In reviewing some of the PML and BTL MCA params with Gleb, we have
the following questions for the group:
1. btl_*_min_send_size is used to decide when to stop striping a
message across multiple BTL's. Is there a reason that we don't just
use eager_limit for this value? It seems weird to say "this message
is short enough to go across 1 BTL, even though it'll take multiple
sends if min_send_size > eager_limit". If no one has any objections,
we suggest eliminating this MCA parameter (!!) and corresponding
value and just using the BTL's eager limit for this value (this value
is set by every BTL, but only used in exactly 1 place in OB1).
Len: please put this on the agenda for next Tuesday (just so that
there's a deadline to ensure progress).
2. rdma_pipeline_offset is bad name; it is not an accurate
description of what this value represents.

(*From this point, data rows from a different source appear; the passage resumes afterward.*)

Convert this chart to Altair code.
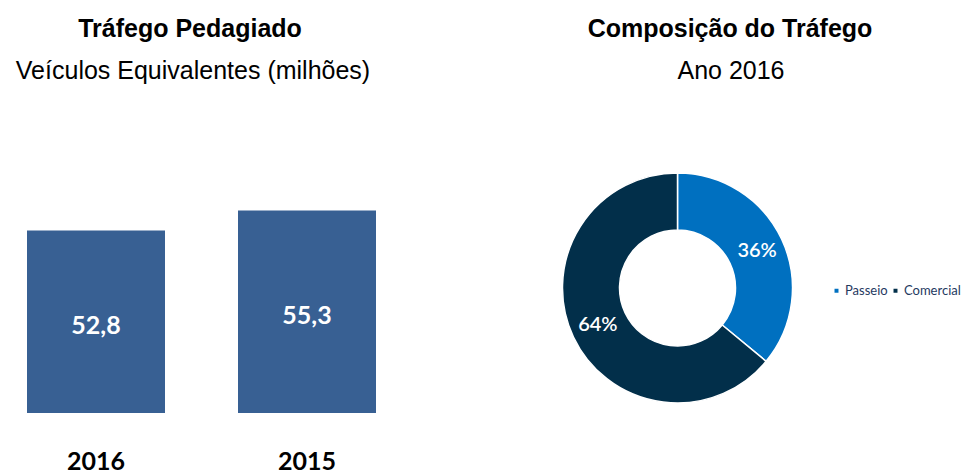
import altair as alt
import pandas as pd

# ---- data ----
anos = ["2016", "2015"]
trafego = [52.8, 55.3]

categorias = ["Passeio", "Comercial"]
participacao = [0.36, 0.64]

titulos = ["Tráfego Pedagiado", "Composição do Tráfego"]
subtitulos = ["Veículos Equivalentes (milhões)", "Ano 2016"]

bar_df = pd.DataFrame({"ano": anos, "valor": trafego})
pie_df = pd.DataFrame({"cat": categorias, "share": participacao, "ordem": [0, 1]})

W, H = 953, 467
BASE = 30


def xs():
    return alt.Scale(type="band", domain=anos, range=[19, 368], paddingInner=0.346, paddingOuter=0)


yscale = alt.Scale(domain=[BASE, 60], range=[405, 165])

bars = alt.Chart(bar_df).mark_bar(color="#386093").encode(
    x=alt.X("ano:N", scale=xs(), axis=None, sort=anos),
    y=alt.Y("valor:Q", scale=yscale, axis=None),
    y2=alt.datum(BASE),
)

bar_labels = alt.Chart(bar_df).transform_calculate(
    mid=f"(datum.valor + {BASE}) / 2",
    txt="replace(format(datum.valor, '.1f'), '.', ',')",
).mark_text(font="Lato", fontWeight="bold", fontSize=25, color="white", baseline="middle", dy=4).encode(
    x=alt.X("ano:N", scale=xs(), axis=None, sort=anos),
    y=alt.Y("mid:Q", scale=yscale, axis=None),
    text="txt:N",
)

year_labels = alt.Chart(bar_df).mark_text(font="Lato", fontWeight="bold", fontSize=25, color="black", baseline="middle").encode(
    x=alt.X("ano:N", scale=xs(), axis=None, sort=anos),
    y=alt.value(454),
    text="ano:N",
)

CX, CY = 669.5, 280
color_scale = alt.Scale(domain=categorias, range=["#0070C0", "#022F4A"])

donut = alt.Chart(pie_df).mark_arc(outerRadius=115, innerRadius=58, stroke="white", strokeWidth=1.5).encode(
    theta=alt.Theta("share:Q", stack=True),
    order=alt.Order("ordem:Q"),
    color=alt.Color("cat:N", scale=color_scale, sort=categorias,
                    legend=alt.Legend(title=None, orient="none", legendX=822, legendY=276,
                                      direction="horizontal", symbolType="square", symbolSize=30,
                                      labelFont="Lato", labelFontSize=13, labelColor="#1F3A5F",
                                      labelOffset=2, columnPadding=1, padding=0)),
    x=alt.value(CX),
    y=alt.value(CY),
)

donut_labels = alt.Chart(pie_df).transform_calculate(
    txt="format(datum.share, '.0%')"
).mark_text(radius=88, font="Lato", fontSize=20, fontWeight=600, color="white", baseline="middle").encode(
    theta=alt.Theta("share:Q", stack=True),
    order=alt.Order("ordem:Q"),
    text="txt:N",
    x=alt.value(CX),
    y=alt.value(CY),
)

title_df = pd.DataFrame({"t": titulos, "xpos": [182, 722]})
sub_df = pd.DataFrame({"t": subtitulos, "xpos": [185, 723]})

titles = alt.Chart(title_df).mark_text(font="Liberation Sans", fontWeight="bold", fontSize=25, color="black", baseline="alphabetic").encode(
    x=alt.X("xpos:Q", scale=alt.Scale(domain=[0, W], range=[0, W]), axis=None),
    y=alt.value(29),
    text="t:N",
)

subs = alt.Chart(sub_df).mark_text(font="Liberation Sans", fontSize=25, color="black", baseline="alphabetic").encode(
    x=alt.X("xpos:Q", scale=alt.Scale(domain=[0, W], range=[0, W]), axis=None),
    y=alt.value(71),
    text="t:N",
)

chart = alt.layer(bars, bar_labels, year_labels, donut, donut_labels, titles, subs).resolve_scale(
    x="independent", y="independent"
).properties(
    width=W, height=H, autosize=alt.AutoSizeParams(type="none"), padding=0, background="white"
).configure_view(stroke=None)

chart.save("out.html", embed_options={"renderer": "svg", "actions": False})
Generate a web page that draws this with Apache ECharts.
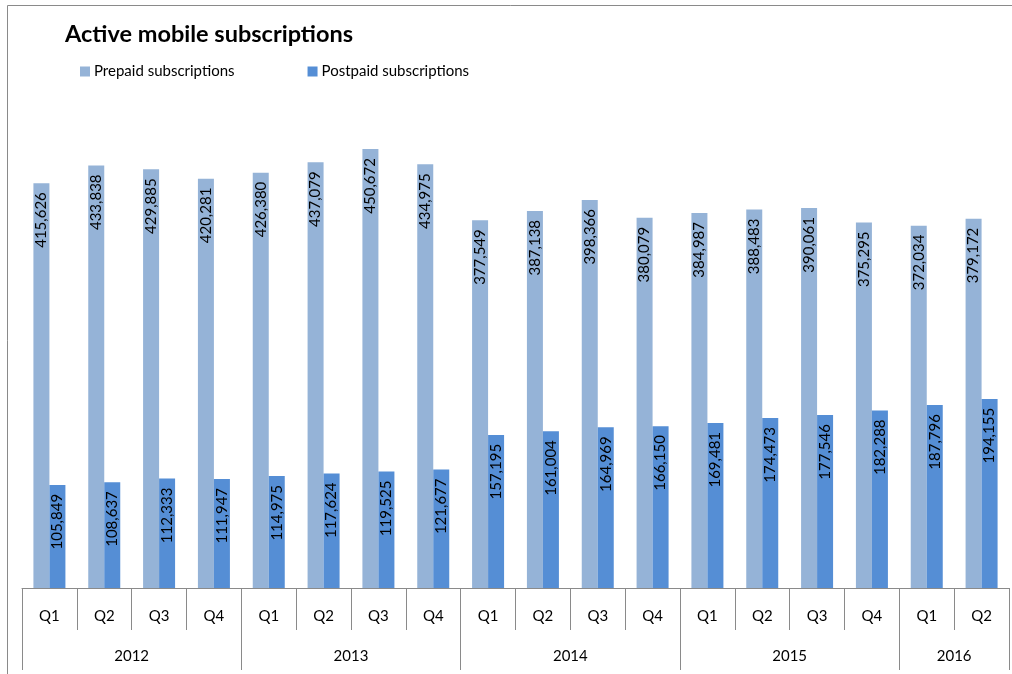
<!DOCTYPE html>
<html>
<head>
<meta charset="utf-8">
<script src="https://cdn.jsdelivr.net/npm/echarts@6/dist/echarts.min.js"></script>
<style>
  html, body { margin: 0; padding: 0; background: #fff; }
  #chart { width: 1012px; height: 674px; }
</style>
</head>
<body>
<div id="chart"></div>
<script>
// Quarterly active mobile subscriptions, 2012 Q1 – 2016 Q2
const quarters = ['Q1','Q2','Q3','Q4','Q1','Q2','Q3','Q4','Q1','Q2','Q3','Q4','Q1','Q2','Q3','Q4','Q1','Q2'];
const years = ['2012', '2013', '2014', '2015', '2016'];
const yearCenters = [2, 6, 10, 14, 17];
const yearBounds = [0, 4, 8, 12, 16, 18];
const prepaid = [415626, 433838, 429885, 420281, 426380, 437079, 450672, 434975, 377549, 387138, 398366, 380079, 384987, 388483, 390061, 375295, 372034, 379172];
const postpaid = [105849, 108637, 112333, 111947, 114975, 117624, 119525, 121677, 157195, 161004, 164969, 166150, 169481, 174473, 177546, 182288, 187796, 194155];

const FONT = 'Lato, "Open Sans", sans-serif';
const fmt = v => Number(v).toLocaleString('en-US');

const barLabel = {
  show: true,
  position: 'insideTop',
  rotate: 90,
  align: 'right',
  verticalAlign: 'middle',
  distance: 9,
  color: '#000',
  fontFamily: FONT,
  fontSize: 15,
  formatter: p => fmt(p.value)
};

const chart = echarts.init(document.getElementById('chart'), null, { renderer: 'canvas' });
chart.setOption({
  animation: false,
  backgroundColor: '#fff',
  title: {
    text: 'Active mobile subscriptions',
    left: 60,
    top: 17,
    textStyle: { fontFamily: FONT, fontSize: 23.5, fontWeight: 'bold', color: '#000' }
  },
  legend: {
    left: 75,
    top: 59,
    itemWidth: 10,
    itemHeight: 10,
    itemGap: 73,
    icon: 'rect',
    textStyle: { fontFamily: FONT, fontSize: 15, color: '#000', padding: [0, 0, 0, -1] },
    data: ['Prepaid subscriptions', 'Postpaid subscriptions']
  },
  graphic: [{
    type: 'rect',
    shape: { x: 7.5, y: 5.5, width: 1100, height: 800 },
    style: { fill: 'none', stroke: '#8a8a8a', lineWidth: 1 },
    silent: true
  }],
  grid: { left: 22, right: 3, top: 101, bottom: 86, containLabel: false },
  xAxis: [{
    type: 'category',
    data: quarters,
    position: 'bottom',
    axisLine: { lineStyle: { color: '#8a8a8a', width: 1 } },
    axisTick: { show: true, interval: 0, length: 42, lineStyle: { color: '#8a8a8a' } },
    axisLabel: { interval: 0, margin: 21, fontFamily: FONT, fontSize: 15, color: '#000' }
  }, {
    type: 'value',
    min: 0,
    max: 18,
    position: 'bottom',
    offset: 42,
    axisLine: { show: false },
    splitLine: { show: false },
    axisTick: { show: true, length: 40, customValues: yearBounds, lineStyle: { color: '#8a8a8a' } },
    axisLabel: {
      customValues: yearCenters,
      margin: 19,
      fontFamily: FONT,
      fontSize: 15,
      color: '#000',
      formatter: v => years[yearCenters.indexOf(v)]
    }
  }],
  yAxis: {
    type: 'value',
    min: 0,
    max: 500000,
    show: false,
    splitLine: { show: false }
  },
  series: [{
    name: 'Prepaid subscriptions',
    type: 'bar',
    data: prepaid,
    barWidth: 16,
    barGap: '0%',
    itemStyle: { color: '#95b3d7' },
    label: barLabel
  }, {
    name: 'Postpaid subscriptions',
    type: 'bar',
    data: postpaid,
    barWidth: 16,
    barGap: '0%',
    itemStyle: { color: '#558ed5' },
    label: barLabel
  }]
});
</script>
</body>
</html>
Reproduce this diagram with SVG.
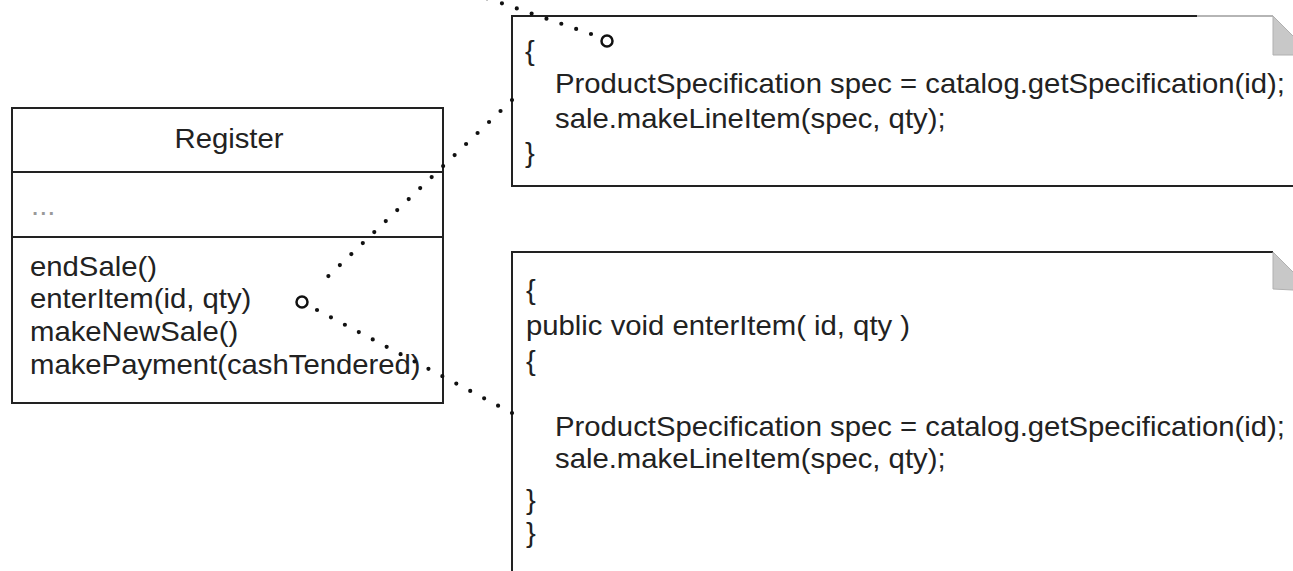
<svg xmlns="http://www.w3.org/2000/svg" width="1293" height="571" viewBox="0 0 1293 571">
  <style>
    .t { font-family: "Liberation Sans", Arial, sans-serif; font-size: 27px; fill: #222; }
    .box { fill: #fff; stroke: #222; stroke-width: 2; }
    .edge { fill: none; stroke: #222; stroke-width: 2; }
    .fold { fill: #c8c8c8; stroke: #b0b0b0; stroke-width: 1; }
    .dots { fill: none; stroke: #111; stroke-width: 4.2; stroke-linecap: round; }
    .end { fill: #fff; stroke: #111; stroke-width: 2.5; }
  </style>
  <rect width="1293" height="571" fill="#fff"/>

  <g id="register">
    <rect class="box" x="12" y="108" width="431" height="295"/>
    <line class="edge" x1="12" y1="172" x2="443" y2="172"/>
    <line class="edge" x1="12" y1="237" x2="443" y2="237"/>
    <text class="t" text-anchor="middle" transform="translate(229 148) scale(1.085 1)">Register</text>
    <text class="t" style="fill:#999" transform="translate(31 215) scale(1.085 1)">...</text>
    <text class="t" transform="translate(30 276) scale(1.085 1)">endSale()</text>
    <text class="t" transform="translate(30 308) scale(1.085 1)">enterItem(id, qty)</text>
    <text class="t" transform="translate(30 341) scale(1.085 1)">makeNewSale()</text>
    <text class="t" transform="translate(30 374) scale(1.085 1)">makePayment(cashTendered)</text>
  </g>

  <g id="note-top">
    <path d="M512 16 L1273 16 L1312 55 L1312 186 L512 186 Z" fill="#fff" stroke="none"/>
    <path class="edge" d="M1197 16 L512 16 L512 186 L1312 186"/>
    <line x1="1197" y1="16" x2="1273" y2="16" stroke="#b5b5b5" stroke-width="2"/>
    <path class="fold" d="M1273 16 L1312 55 L1273 55 Z"/>
    <text class="t" transform="translate(525 60) scale(1.085 1)">{</text>
    <text class="t" transform="translate(555 93) scale(1.085 1)">ProductSpecification spec = catalog.getSpecification(id);</text>
    <text class="t" transform="translate(555 128) scale(1.085 1)">sale.makeLineItem(spec, qty);</text>
    <text class="t" transform="translate(525 162) scale(1.085 1)">}</text>
  </g>

  <g id="note-bottom">
    <path d="M512 252 L1273 252 L1312 291 L1312 580 L512 580 Z" fill="#fff" stroke="none"/>
    <path class="edge" d="M512 580 L512 252 L1273 252"/>
    <path class="fold" d="M1273 252 L1312 291 L1273 289 Z"/>
    <text class="t" transform="translate(526 299) scale(1.085 1)">{</text>
    <text class="t" transform="translate(526 335) scale(1.085 1)">public void enterItem( id, qty )</text>
    <text class="t" transform="translate(526 370) scale(1.085 1)">{</text>
    <text class="t" transform="translate(555 436) scale(1.085 1)">ProductSpecification spec = catalog.getSpecification(id);</text>
    <text class="t" transform="translate(555 468) scale(1.085 1)">sale.makeLineItem(spec, qty);</text>
    <text class="t" transform="translate(526 509) scale(1.085 1)">}</text>
    <text class="t" transform="translate(526 542) scale(1.085 1)">}</text>
  </g>

  <g id="connectors">
    <path class="dots" d="M591 34 L472 -7" stroke-dasharray="0 15.7"/>
    <circle class="end" cx="607" cy="41" r="5.5"/>
    <path class="dots" d="M512 100 L317 287" stroke-dasharray="0 15.9"/>
    <path class="dots" d="M512 413 L317 310" stroke-dasharray="0 15.75"/>
    <circle class="end" cx="302" cy="302" r="5.5"/>
  </g>
</svg>
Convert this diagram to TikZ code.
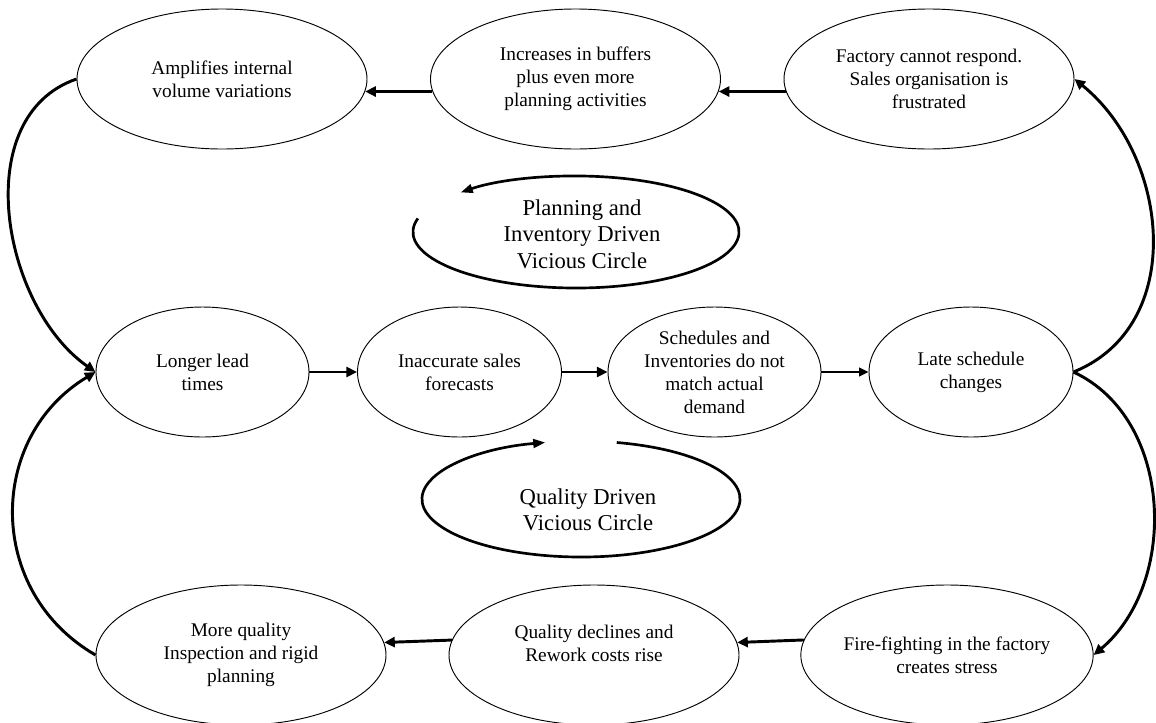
\documentclass[tikz,border=0pt]{standalone}
\usepackage{fontspec}
\setmainfont{Liberation Serif}
\usepackage{tikz}
\usetikzlibrary{shapes.geometric,arrows.meta}
\tikzset{
  oval/.style={draw, ellipse, line width=0.7pt, inner sep=0pt, align=center,
    font=\fontsize{14.5}{17.25}\selectfont},
  bigoval/.style={oval, minimum width=217.5pt, minimum height=105pt},
  midoval/.style={oval, minimum height=97.5pt},
  arr/.style={line width=2.2pt, -{Triangle[length=8pt,width=7.5pt]}},
  thinarr/.style={line width=1.4pt, -{Triangle[length=7pt,width=6.5pt]}},
  cyc/.style={line width=2pt, -{Triangle[length=9pt,width=6.5pt]}},
  looptext/.style={align=center, font=\fontsize{17}{19.8}\selectfont},
}
\begin{document}
\begin{tikzpicture}[x=0.75pt,y=0.75pt]
  \useasboundingbox (0,0) rectangle (1156,-722);
  % top row
  \node[bigoval] (amp) at (222,-79) {Amplifies internal\\volume variations};
  \node[bigoval] (inc) at (575.5,-79) {Increases in buffers\\plus even more\\planning activities};
  \node[bigoval] (fac) at (929,-79) {Factory cannot respond.\\Sales organisation is\\frustrated};
  % middle row
  \node[midoval, minimum width=159.75pt] (lead) at (202.5,-372) {Longer lead\\times};
  \node[midoval, minimum width=153pt] (fore) at (459.5,-372) {Inaccurate sales\\forecasts};
  \node[midoval, minimum width=159.75pt] (sched) at (714.5,-372) {Schedules and\\Inventories do not\\match actual\\demand};
  \node[midoval, minimum width=153pt] (late) at (971,-372) {Late schedule\\changes};
  % bottom row
  \node[bigoval] (more) at (241,-655) {More quality\\Inspection and rigid\\planning};
  \node[bigoval] (qdec) at (594,-655) {Quality declines and\\Rework costs rise\\\mbox{}};
  \node[bigoval] (fire) at (947,-655) {Fire-fighting in the factory\\creates stress};
  % the two circles
  \node[looptext] (plan) at (582,-234) {Planning and\\Inventory Driven\\Vicious Circle};
  \node[looptext] (qual) at (588,-510) {Quality Driven\\Vicious Circle};
  \draw[cyc] (576,-232) ++(166:163 and 56) arc[start angle=166, end angle=495, x radius=163, y radius=56];
  \draw[cyc] (581,-499) ++(77:159 and 58) arc[start angle=77, end angle=-257, x radius=159, y radius=58];
  % straight links
  \draw[arr] (fac.185.6) -- (inc.-5.6);
  \draw[arr] (inc.185.6) -- (amp.-5.6);
  \draw[arr] (lead) -- (fore);
  \draw[arr] (fore) -- (sched);
  \draw[thinarr] (sched) -- (late);
  \draw[arr] (fire.174.8) -- (qdec.5.2);
  \draw[arr] (qdec.174.8) -- (more.5.2);
  % side curves
  \draw[arr] (amp.west) to[out=199, in=145, looseness=1] (lead.west);
  \draw[arr] (more.west) to[out=150, in=211, looseness=1.15] (lead.west);
  \draw[arr] (late.east) to[out=22, in=-39, looseness=1.07] (fac.east);
  \draw[arr] (late.east) to[out=-25, in=40, looseness=1] (fire.east);
\end{tikzpicture}
\end{document}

See the attached figure
for what this value is: it is the length that is sent/received after
the eager match before the RDMA (it happens to be at the end of the
message, but that's irrelevant). Specifically: it is a length, not
an offset. We should change this name. Here's some suggestions we
came up with:
rdma_pipeline_send_length (this is our favorite)
rdma_pipeline_send_recv_length
rdma_pipeline_send_receive_length
rdma_pipeline_total_send_length
If no one has any better suggestions, Gleb will change the name to
rdma_pipeline_send_length COB Thursday.
--
Jeff Squyres
Cisco Systems